Bob Lutz

January 23, 2011

Bob Lutz: Too tired to celebrate, too spent to cry

Wichita State and Indiana State haven't played many important basketball games over the years. More often than not, at least one or the other has been in the bottom half of the Missouri Valley Conference race and their matchups have elicited a lot of yawns.

Wichita State and Indiana State haven't played many important basketball games over the years. More often than not, at least one or the other has been in the bottom half of the Missouri Valley Conference race and their matchups have elicited a lot of yawns.

Such was the case again Saturday night at Koch Arena. Lots of yawns, but not for the reason you'd expect. The yawns came because if was so darn late — it took three overtimes and a Lifetime Network movie amount of drama for the Shockers to beat the Sycamores 93-83. It was a game that left its combatants moving slowly — too tired to celebrate and too spent to cry.

Only three times since Indiana State joined the Valley in 1977 have the Shockers and Sycamores both finished in the top half of the conference standings.

But going into Saturday night's marathon, the teams were a combined 13-3 in the Valley, with Indiana State in a first-place tie with Missouri State.

Stakes were high. And protecting its home court has been a problem lately for the Shockers, like Wells Fargo protecting a stagecoach loaded with gold in the Old West.

Only this time, the outlaws didn't quite get away. Almost, but not quite.

Wichita State led by eight at halftime, built its advantage to 10 with the first basket of the second half, then needed a late basket by J.T. Durley to get the game to overtime.

We were just getting started.

The first overtime was all Shockers — for 2 1/2 minutes.
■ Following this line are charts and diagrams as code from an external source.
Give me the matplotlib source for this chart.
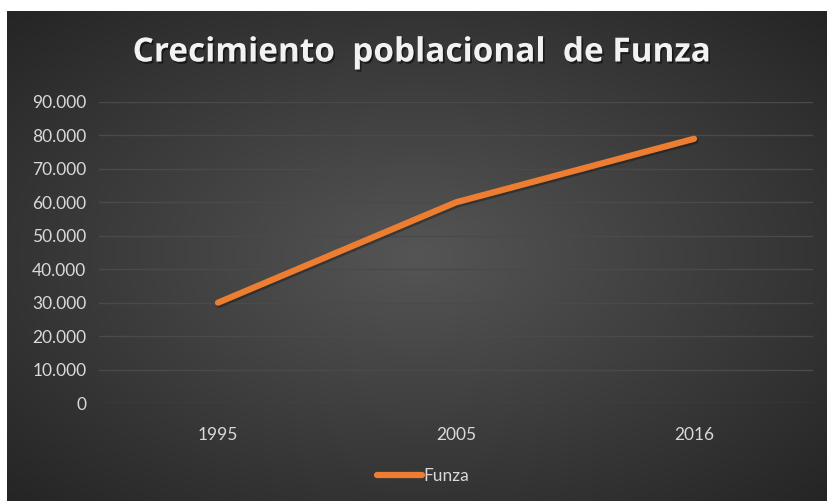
import numpy as np
import matplotlib
matplotlib.use("Agg")
import matplotlib.pyplot as plt
import matplotlib.patheffects as pe
from matplotlib.ticker import FuncFormatter

years = ["1995", "2005", "2016"]
population = [30000, 60000, 79000]
y_ticks = [0, 10000, 20000, 30000, 40000, 50000, 60000, 70000, 80000, 90000]
series_name = "Funza"
title = "Crecimiento  poblacional  de Funza"

W, H = 828, 501
fig = plt.figure(figsize=(W / 100, H / 100), dpi=100)
fig.patch.set_facecolor("white")

# background with radial gradient
bg = fig.add_axes([7 / W, 0, (W - 7) / W, (H - 11) / H])
bg.set_axis_off()
nx, ny = 400, 240
xx, yy = np.meshgrid(np.linspace(-1, 1, nx), np.linspace(-1, 1, ny))
r = np.sqrt(xx ** 2 + yy ** 2) / np.sqrt(2)
inner = np.array([0x55, 0x55, 0x55]) / 255
outer = np.array([0x25, 0x25, 0x25]) / 255
img = inner[None, None, :] * (1 - r[..., None]) + outer[None, None, :] * r[..., None]
bg.imshow(img, aspect="auto", extent=[0, 1, 0, 1], interpolation="bilinear")

left, right = 99 / W, 813 / W
bottom, top = 1 - 403 / H, 1 - 102 / H
ax = fig.add_axes([left, bottom, right - left, top - bottom])
ax.patch.set_alpha(0)
x = np.arange(len(years))
shadow = [pe.SimpleLineShadow(offset=(1.0, -1.5), alpha=0.3, shadow_color="black"), pe.Normal()]
ax.plot(x, population, color="#ED7D31", lw=4.5, solid_capstyle="round",
        solid_joinstyle="round", path_effects=shadow, zorder=3)
ax.set_xlim(-0.5, len(years) - 0.5)
ax.set_ylim(0, 90000)
ax.set_yticks(y_ticks)
ax.yaxis.set_major_formatter(FuncFormatter(lambda v, p: f"{int(v):,}".replace(",", ".")))
ax.set_xticks(x)
ax.set_xticklabels(years)
ax.grid(axis="y", color="#4a4a4a", lw=1)
ax.set_axisbelow(True)
for s in ax.spines.values():
    s.set_visible(False)
ax.tick_params(length=0, colors="#d9d9d9", labelsize=12.5, pad=9)
ax.tick_params(axis="x", pad=17)
for lab in ax.get_xticklabels() + ax.get_yticklabels():
    lab.set_family("Lato")

fig.text(422 / W, 1 - 53 / H, title, ha="center", va="center", color="#f2f2f2",
         fontsize=24, fontweight="bold", family="Open Sans",
         path_effects=[pe.withSimplePatchShadow(offset=(1.2, -1.5), alpha=0.5, shadow_rgbFace="black")])

# legend
leg = fig.legend([plt.Line2D([], [], color="#ED7D31", lw=4.5, solid_capstyle="round")], [series_name],
                 loc="center", bbox_to_anchor=(423 / W, 1 - 476 / H), frameon=False,
                 handlelength=2.6, handletextpad=0.1, prop={"family": "Lato", "size": 12.5})
for t in leg.get_texts():
    t.set_color("#d9d9d9")

fig.savefig("out.png", dpi=100)
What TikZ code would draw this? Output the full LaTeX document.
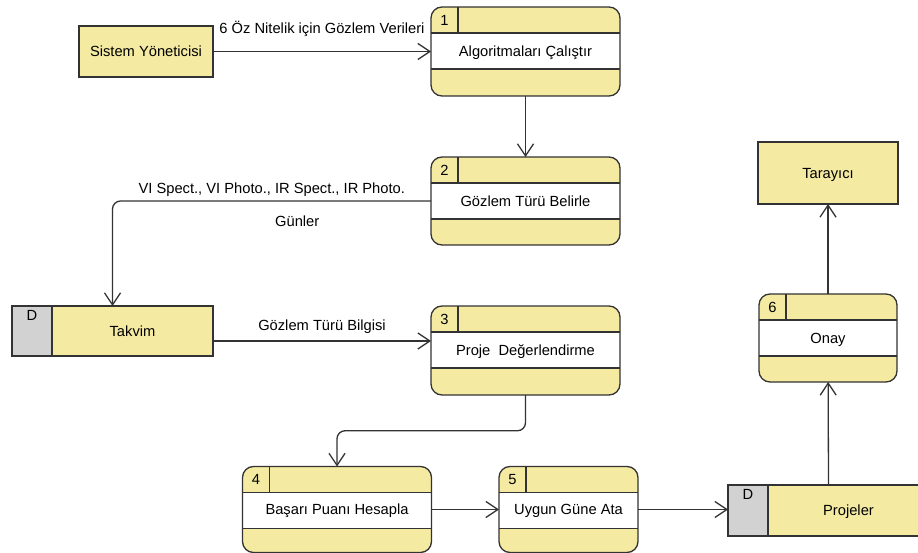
\documentclass[tikz,border=0pt]{standalone}
\usepackage{fontspec}
\setmainfont{Liberation Sans}
\usetikzlibrary{arrows.meta,positioning,calc}
\definecolor{CYellow}{HTML}{F4EAA2}
\definecolor{CGray}{HTML}{D2D2D2}
\definecolor{CLine}{HTML}{333333}

\begin{document}
\begin{tikzpicture}[x=1pt, y=-1pt,
  font=\fontsize{14.7}{17}\selectfont,
  extent/.style n args={2}{draw=CLine, fill=CYellow, line width=1.3pt, outer sep=0pt,
    minimum width=#1, minimum height=#2, text height=12pt, text depth=1.5pt},
  storeid/.style={draw=CLine, fill=CGray, line width=1.3pt, outer sep=0pt,
    minimum width=40pt, minimum height=#1},
  proc/.style n args={2}{draw=CLine, fill=CYellow, line width=1.3pt, outer sep=0pt,
    rounded corners=11pt, minimum width=#1, minimum height=#2,
    text height=12pt, text depth=1.5pt,
    path picture={
      \fill[white, sharp corners] ([yshift=-26pt]path picture bounding box.north west)
        rectangle ([yshift=-62pt]path picture bounding box.north east);
      \draw[CLine, line width=1.3pt, sharp corners]
        ([yshift=-26pt]path picture bounding box.north west) -- ([yshift=-26pt]path picture bounding box.north east)
        ([yshift=-62pt]path picture bounding box.north west) -- ([yshift=-62pt]path picture bounding box.north east)
        ([xshift=27pt]path picture bounding box.north west) -- ([xshift=27pt,yshift=-26pt]path picture bounding box.north west);
    }},
  procnum/.style={inner sep=0pt},
  flow/.style={draw=CLine, line width=1.3pt,
    -{Straight Barb[length=12pt, width=16pt, line width=1.3pt]}}]

  \useasboundingbox (0,0) rectangle (918,553);

  % external entities
  \node[extent={134pt}{51pt}] (sys) at (146,51.5) {Sistem Yöneticisi};
  \node[extent={140pt}{62pt}] (tar) at (828,173) {Tarayıcı};

  % processes
  \node[proc={189pt}{89pt}] (p1) at (525.5,51.5) {Algoritmaları Çalıştır};
  \node[proc={189pt}{88pt}] (p2) at (525.5,201) {Gözlem Türü Belirle};
  \node[proc={189pt}{89pt}] (p3) at (525.5,350.5) {Proje\ \ Değerlendirme};
  \node[proc={189pt}{86pt}] (p4) at (337,509.5) {Başarı Puanı Hesapla};
  \node[proc={139pt}{86pt}] (p5) at (568.5,509.5) {Uygun Güne Ata};
  \node[proc={138pt}{88pt}] (p6) at (828,338) {Onay};
  \foreach \p/\n in {p1/1, p2/2, p3/3, p4/4, p5/5, p6/6} {
     \node[procnum] (\p-n) at ([xshift=13.5pt, yshift=-13pt]\p.north west) {\n};
  }

  % data stores
  \node[extent={161pt}{50pt}] (tak) at (132.5,331) {Takvim};
  \node[storeid=50pt, left=0pt of tak] (takd) {};
  \node[extent={161pt}{51pt}] (proj) at (848.5,510.5) {Projeler};
  \node[storeid=51pt, left=0pt of proj] (projd) {};
  \foreach \d in {takd, projd} {
     \node[inner sep=0pt, anchor=north] (\d-l) at ([yshift=-4.5pt]\d.north) {D};
  }

  \coordinate (takmid) at ($(takd.north west)!.5!(tak.north east)$);
  \coordinate (takout) at ([yshift=-10pt]tak.east);
  \coordinate (projmid) at ($(projd.north west)!.5!(proj.north east)$);
  \coordinate (m34) at ($(p3.south)!.5!(p4.north)$);

  % flows
  \draw[flow] (sys) -- node[above=11pt] (f1) {6 Öz Nitelik için Gözlem Verileri} (p1);
  \draw[flow] (p1) -- (p2);
  \draw[flow, rounded corners=8pt] (p2.west) -| node[pos=0.25, above=0pt] (f2) {VI Spect., VI Photo., IR Spect., IR Photo.}
     node[pos=0.21, below=11pt] (f3) {Günler} (takmid);
  \draw[flow] (takout) -- node[above=3pt] (f4) {Gözlem Türü Bilgisi} (takout -| p3.west);
  \draw[flow, rounded corners=8pt] (p3.south) |- (m34) -| (p4.north);
  \draw[flow] (p4) -- (p5);
  \draw[flow] (p5.east) -- (p5.east -| projd.west);
  \draw[flow] (projmid) -- (p6);
  \draw[flow] (p6) -- (tar);
\end{tikzpicture}
\end{document}
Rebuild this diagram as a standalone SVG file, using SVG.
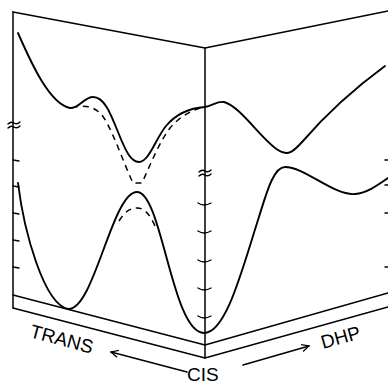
<svg xmlns="http://www.w3.org/2000/svg" width="388" height="385" viewBox="0 0 388 385">
<style>
.ln{fill:none;stroke:#000;stroke-width:1.5;stroke-linecap:round;stroke-linejoin:round}
.cv{fill:none;stroke:#000;stroke-width:1.9;stroke-linecap:round;stroke-linejoin:round}
.ds{fill:none;stroke:#000;stroke-width:1.5;stroke-dasharray:6,5}
.tk{fill:none;stroke:#000;stroke-width:1.4;stroke-linecap:round}
.lb{font-family:"Liberation Sans",Arial,sans-serif;font-size:19px;fill:#000}
</style>
<defs>
<marker id="ah" viewBox="0 0 10 10" refX="9" refY="5" markerWidth="9" markerHeight="9" orient="auto" markerUnits="userSpaceOnUse">
<path d="M1,1 L9,5 L1,9" fill="none" stroke="#000" stroke-width="1.4"/>
</marker>
</defs>
<rect width="388" height="385" fill="#fff"/>
<g id="frame">
<path class="ln" d="M13,12 L205,48 L388,11"/>
<path class="ln" d="M13,12 L13,308"/>
<path class="ln" d="M205,48 L205,358"/>
<path class="ln" d="M13,295 L205,345 L388,293"/>
<path class="ln" d="M13,308 L205,358 L388,307"/>
</g>
<g id="ticks">
<path class="tk" d="M8,124 Q11,121 14,123 T20,122 M8,128 Q11,125 14,127 T20,126"/>
<path class="tk" d="M13,160 L19,161 M13,186 L19,187 M13,213 L19,214 M13,240 L19,241 M13,267 L19,268"/>
<path class="tk" d="M199,172 Q202,169 205,171 T211,170 M199,176 Q202,173 205,175 T211,174"/>
<path class="tk" d="M198,203 Q204,207 211,203 M198,231 Q204,235 211,231 M198,260 Q204,264 211,260 M198,288 Q204,292 211,288 M198,316 Q204,320 211,316"/>
<path class="tk" d="M385,160 L388,160 M385,185 L388,185 M385,213 L388,213 M385,267 L388,267"/>
</g>
<g id="curves">
<path class="cv" d="M18,33 C32,65 50,104 70,108 C79,109 84,97 93,97 C104,97 110,112 118,132 C126,152 131,162 139,162 C149,162 156,138 166,126 C176,114 190,108 205,107 C213,105 218,101 224,102 C240,106 262,140 278,150 C288,157 294,151 303,141 C328,112 355,88 385,66"/>
<path class="ds" d="M72,108 C84,104 96,106 104,118 C114,134 124,164 133,183 L142,183 C151,163 160,141 170,128 C180,116 192,110 204,107"/>
<path class="cv" d="M18,183 C24,232 44,304 68,309 C94,311 112,192 137,192 C162,192 172,333 204,333 C226,333 242,270 258,220 C266,195 273,167 285,167 C305,167 334,196 355,194 C367,193 378,185 388,178"/>
<path class="ds" d="M119,221 C125,211 131,208 137,208 C145,208 150,215 155,226"/>
</g>
<g id="connectors">
<path class="ln" d="M187,372 L111,352" marker-end="url(#ah)"/>
<path class="ln" d="M243,365 L309,346" marker-end="url(#ah)"/>
</g>
<g id="labels">
<text class="lb" transform="translate(29,337) rotate(15)">TRANS</text>
<text class="lb" x="187" y="381">CIS</text>
<text class="lb" transform="translate(323,349) rotate(-15.5)">DHP</text>
</g>
</svg>
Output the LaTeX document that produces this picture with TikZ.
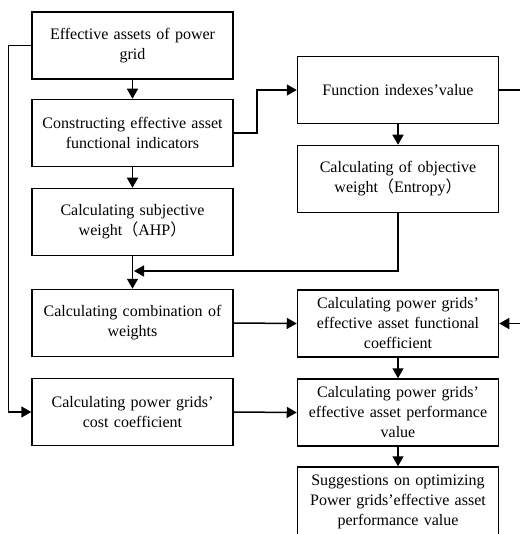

They scored the first eight points of the extra period, then went stale as Indiana State stormed back, mostly at the free-throw line, to further delay the post-game plans of a sellout crowd of 10,506, none of whom took a step toward an exit.

The second overtime looked to belong to Indiana State, which scored six of the first eight points to take a 79-75 lead.

But then a Wichita State player who wears No. 20 and had been on the floor a lot but had done little on the offensive end made one of the biggest shots of the game.

Ben Smith, a junior forward, made his first start Saturday night and within five minutes the Indiana State player he was guarding, Aaron Carter, scored five points. Since Smith was in the lineup in place of a defensive specialist, Graham Hatch, he knew he better get into lock-down mode if he was going to stay on the floor.

An outstanding shooter, he didn't even look for much on the offensive end. His mindset was all about defense.

But with 2:32 remaining in the second overtime and the Shockers down four, Smith found himself with an open three-pointer on the baseline, in front of the WSU bench. Even though his only shot previously in the game was way off the mark, Smith didn't flinch. The shot swished, and without it, there's no third overtime.

Finally, the third overtime released the tension. The Shockers broke free and it started with another three-pointer from Smith, this one from the top of the key, that gave WSU an 86-83 lead with 1:57 to play.

Smith posted himself atop the key when he saw Durley backing his defender up in the paint. When the double-team arrived on Durley, he kicked the ball to an open Smith, drained from a season-high in minutes and the emotion of such a back-and-forth struggle.

But this was the shot he loves. There wasn't an Indiana State defender close. He didn't hesitate.

"That shot was huge,'' WSU coach Gregg Marshall said. "Ben played a lot of minutes but doesn't do much constructive on offense. He didn't turn it over, at least. He got a piece of a shot or two. But of our 3-of-23 three-point shooting, he's 2 of 3. I don't even want to think of what taking those shots away because that would be a cool 1 for 20 for 5 percent. A frigid 5 percent.''

The game checked in at just a little under three hours and had 53 fouls and 62 free throws. The teams were a collective 9 of 46 from three-point range and right around 40 percent overall.

It was a battle of attrition; the biggest regret Indiana State coach Greg Lansing had was that he didn't substitute more. Three Sycamores — Carter, Carl Richard and impressive freshman guard Jake Odum — played at least 42 of the 55 minutes.

The biggest advantage the Shockers have is depth and Marshall went to the well often. He went with a strange starting lineup of Smith, David Kyles, Demetric Williams, Garrett Stutz and Gabe Blair. Regular starters Durley, Hatch, Toure Murry and Aaron Ellis started the game on the bench.

But that stuff just doesn't matter for the Shockers. When it was over — when it was finally over — the minutes among the 10 Shockers who played were pretty evenly dispersed. And when it mattered most, the right guys were out there.

Six players from both teams scored in double figures as the Sycamores and Shockers played the most memorable game in their series history.

It was the first triple-overtime game in the history of Koch Arena, which dates back 56 years. It was a game for the ages. It was a game that aged everyone involved.